• **EXERCISE AIM**: Copy the lines of the data below exactly, starting at the first and stopping after the line that contains "const axisNames = ['s', 's', 't', 't'];"; include no pictures.

* start DATA *

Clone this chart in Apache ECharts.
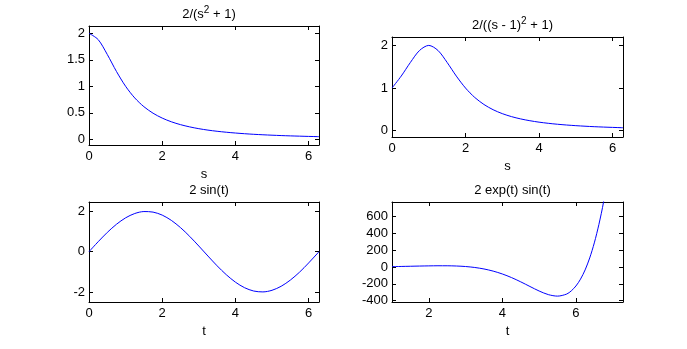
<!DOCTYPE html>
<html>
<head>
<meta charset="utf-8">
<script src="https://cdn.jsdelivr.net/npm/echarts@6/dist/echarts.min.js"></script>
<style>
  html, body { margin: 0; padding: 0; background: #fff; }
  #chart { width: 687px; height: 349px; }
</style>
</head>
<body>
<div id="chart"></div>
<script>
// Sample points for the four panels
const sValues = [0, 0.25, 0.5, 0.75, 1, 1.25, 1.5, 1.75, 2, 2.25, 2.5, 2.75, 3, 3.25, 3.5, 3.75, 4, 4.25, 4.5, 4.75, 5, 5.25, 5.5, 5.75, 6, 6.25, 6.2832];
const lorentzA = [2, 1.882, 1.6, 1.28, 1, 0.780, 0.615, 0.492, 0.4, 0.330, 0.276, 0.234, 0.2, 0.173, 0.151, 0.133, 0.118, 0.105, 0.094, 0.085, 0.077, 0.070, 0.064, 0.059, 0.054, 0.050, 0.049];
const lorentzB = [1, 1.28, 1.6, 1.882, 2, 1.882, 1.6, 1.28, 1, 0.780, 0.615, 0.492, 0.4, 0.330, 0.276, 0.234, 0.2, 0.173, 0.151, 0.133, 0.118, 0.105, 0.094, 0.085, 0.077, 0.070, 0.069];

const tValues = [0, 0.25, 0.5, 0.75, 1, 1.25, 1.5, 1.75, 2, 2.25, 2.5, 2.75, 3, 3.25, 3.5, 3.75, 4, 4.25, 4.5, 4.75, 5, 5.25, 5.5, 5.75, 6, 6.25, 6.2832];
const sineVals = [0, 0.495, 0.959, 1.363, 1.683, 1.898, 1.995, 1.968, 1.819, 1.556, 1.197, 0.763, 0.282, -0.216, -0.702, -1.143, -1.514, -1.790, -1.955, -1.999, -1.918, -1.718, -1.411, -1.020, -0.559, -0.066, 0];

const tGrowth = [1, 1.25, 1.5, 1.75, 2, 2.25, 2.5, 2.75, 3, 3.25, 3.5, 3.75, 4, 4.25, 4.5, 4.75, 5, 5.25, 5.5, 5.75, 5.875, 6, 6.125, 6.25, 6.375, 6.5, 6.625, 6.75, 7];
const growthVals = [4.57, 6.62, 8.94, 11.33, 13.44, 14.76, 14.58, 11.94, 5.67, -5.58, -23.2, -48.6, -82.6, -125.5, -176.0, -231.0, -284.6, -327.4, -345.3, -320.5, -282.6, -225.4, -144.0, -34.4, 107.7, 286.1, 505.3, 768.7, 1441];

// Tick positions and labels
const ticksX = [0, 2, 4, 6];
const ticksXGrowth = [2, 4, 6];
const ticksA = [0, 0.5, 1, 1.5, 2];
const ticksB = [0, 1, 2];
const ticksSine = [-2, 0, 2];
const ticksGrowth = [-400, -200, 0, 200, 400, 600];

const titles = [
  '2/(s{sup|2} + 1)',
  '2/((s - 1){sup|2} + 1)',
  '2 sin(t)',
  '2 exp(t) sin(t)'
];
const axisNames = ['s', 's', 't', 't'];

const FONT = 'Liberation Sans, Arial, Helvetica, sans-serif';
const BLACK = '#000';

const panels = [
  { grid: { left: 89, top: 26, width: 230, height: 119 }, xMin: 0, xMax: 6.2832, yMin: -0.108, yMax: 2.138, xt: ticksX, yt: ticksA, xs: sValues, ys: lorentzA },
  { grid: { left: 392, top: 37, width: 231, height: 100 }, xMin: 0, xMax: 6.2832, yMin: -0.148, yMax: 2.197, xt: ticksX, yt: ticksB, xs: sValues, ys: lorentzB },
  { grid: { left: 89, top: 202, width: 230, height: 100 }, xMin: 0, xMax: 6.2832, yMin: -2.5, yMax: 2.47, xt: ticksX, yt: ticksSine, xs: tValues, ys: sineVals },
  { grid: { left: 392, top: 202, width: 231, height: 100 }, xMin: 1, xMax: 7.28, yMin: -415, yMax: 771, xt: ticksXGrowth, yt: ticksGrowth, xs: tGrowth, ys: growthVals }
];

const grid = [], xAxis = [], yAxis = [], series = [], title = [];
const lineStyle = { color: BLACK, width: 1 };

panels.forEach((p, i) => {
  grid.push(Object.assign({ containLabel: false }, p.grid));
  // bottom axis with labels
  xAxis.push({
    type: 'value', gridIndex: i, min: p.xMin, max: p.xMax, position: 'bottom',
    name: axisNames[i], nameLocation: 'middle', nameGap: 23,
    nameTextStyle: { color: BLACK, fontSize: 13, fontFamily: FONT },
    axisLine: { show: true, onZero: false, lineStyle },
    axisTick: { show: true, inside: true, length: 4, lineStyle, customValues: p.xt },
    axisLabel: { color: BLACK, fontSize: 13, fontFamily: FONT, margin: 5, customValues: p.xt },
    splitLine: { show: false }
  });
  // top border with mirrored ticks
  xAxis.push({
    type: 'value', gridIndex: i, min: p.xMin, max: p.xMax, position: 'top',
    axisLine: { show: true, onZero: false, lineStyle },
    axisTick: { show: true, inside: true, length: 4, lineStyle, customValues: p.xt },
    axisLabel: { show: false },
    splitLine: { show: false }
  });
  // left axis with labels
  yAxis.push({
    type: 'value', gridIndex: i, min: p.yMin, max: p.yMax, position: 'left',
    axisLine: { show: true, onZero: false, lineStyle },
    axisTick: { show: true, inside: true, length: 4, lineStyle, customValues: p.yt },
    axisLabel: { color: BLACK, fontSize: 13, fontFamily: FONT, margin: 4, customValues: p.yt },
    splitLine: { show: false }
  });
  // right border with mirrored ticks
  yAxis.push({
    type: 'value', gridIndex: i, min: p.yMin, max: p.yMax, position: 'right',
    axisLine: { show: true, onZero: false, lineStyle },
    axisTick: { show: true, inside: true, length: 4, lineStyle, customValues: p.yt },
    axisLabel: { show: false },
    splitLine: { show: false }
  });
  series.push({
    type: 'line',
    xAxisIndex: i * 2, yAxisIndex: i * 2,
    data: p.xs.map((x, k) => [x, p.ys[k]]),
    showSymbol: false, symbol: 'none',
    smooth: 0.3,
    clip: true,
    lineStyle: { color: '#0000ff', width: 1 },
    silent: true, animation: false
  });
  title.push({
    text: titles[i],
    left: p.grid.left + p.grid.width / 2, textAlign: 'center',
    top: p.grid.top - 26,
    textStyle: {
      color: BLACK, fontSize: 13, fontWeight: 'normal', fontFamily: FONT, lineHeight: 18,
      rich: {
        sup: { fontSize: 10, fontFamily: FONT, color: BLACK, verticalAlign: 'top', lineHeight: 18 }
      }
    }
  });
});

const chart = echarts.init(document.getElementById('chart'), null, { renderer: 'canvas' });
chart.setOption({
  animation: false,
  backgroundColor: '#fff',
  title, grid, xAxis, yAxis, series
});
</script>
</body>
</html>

* end DATA *

• **SOLUTION FOR THIS PROBLEM**:
Clone this chart in Apache ECharts.
<!DOCTYPE html>
<html>
<head>
<meta charset="utf-8">
<script src="https://cdn.jsdelivr.net/npm/echarts@6/dist/echarts.min.js"></script>
<style>
  html, body { margin: 0; padding: 0; background: #fff; }
  #chart { width: 687px; height: 349px; }
</style>
</head>
<body>
<div id="chart"></div>
<script>
// Sample points for the four panels
const sValues = [0, 0.25, 0.5, 0.75, 1, 1.25, 1.5, 1.75, 2, 2.25, 2.5, 2.75, 3, 3.25, 3.5, 3.75, 4, 4.25, 4.5, 4.75, 5, 5.25, 5.5, 5.75, 6, 6.25, 6.2832];
const lorentzA = [2, 1.882, 1.6, 1.28, 1, 0.780, 0.615, 0.492, 0.4, 0.330, 0.276, 0.234, 0.2, 0.173, 0.151, 0.133, 0.118, 0.105, 0.094, 0.085, 0.077, 0.070, 0.064, 0.059, 0.054, 0.050, 0.049];
const lorentzB = [1, 1.28, 1.6, 1.882, 2, 1.882, 1.6, 1.28, 1, 0.780, 0.615, 0.492, 0.4, 0.330, 0.276, 0.234, 0.2, 0.173, 0.151, 0.133, 0.118, 0.105, 0.094, 0.085, 0.077, 0.070, 0.069];

const tValues = [0, 0.25, 0.5, 0.75, 1, 1.25, 1.5, 1.75, 2, 2.25, 2.5, 2.75, 3, 3.25, 3.5, 3.75, 4, 4.25, 4.5, 4.75, 5, 5.25, 5.5, 5.75, 6, 6.25, 6.2832];
const sineVals = [0, 0.495, 0.959, 1.363, 1.683, 1.898, 1.995, 1.968, 1.819, 1.556, 1.197, 0.763, 0.282, -0.216, -0.702, -1.143, -1.514, -1.790, -1.955, -1.999, -1.918, -1.718, -1.411, -1.020, -0.559, -0.066, 0];

const tGrowth = [1, 1.25, 1.5, 1.75, 2, 2.25, 2.5, 2.75, 3, 3.25, 3.5, 3.75, 4, 4.25, 4.5, 4.75, 5, 5.25, 5.5, 5.75, 5.875, 6, 6.125, 6.25, 6.375, 6.5, 6.625, 6.75, 7];
const growthVals = [4.57, 6.62, 8.94, 11.33, 13.44, 14.76, 14.58, 11.94, 5.67, -5.58, -23.2, -48.6, -82.6, -125.5, -176.0, -231.0, -284.6, -327.4, -345.3, -320.5, -282.6, -225.4, -144.0, -34.4, 107.7, 286.1, 505.3, 768.7, 1441];

// Tick positions and labels
const ticksX = [0, 2, 4, 6];
const ticksXGrowth = [2, 4, 6];
const ticksA = [0, 0.5, 1, 1.5, 2];
const ticksB = [0, 1, 2];
const ticksSine = [-2, 0, 2];
const ticksGrowth = [-400, -200, 0, 200, 400, 600];

const titles = [
  '2/(s{sup|2} + 1)',
  '2/((s - 1){sup|2} + 1)',
  '2 sin(t)',
  '2 exp(t) sin(t)'
];
const axisNames = ['s', 's', 't', 't'];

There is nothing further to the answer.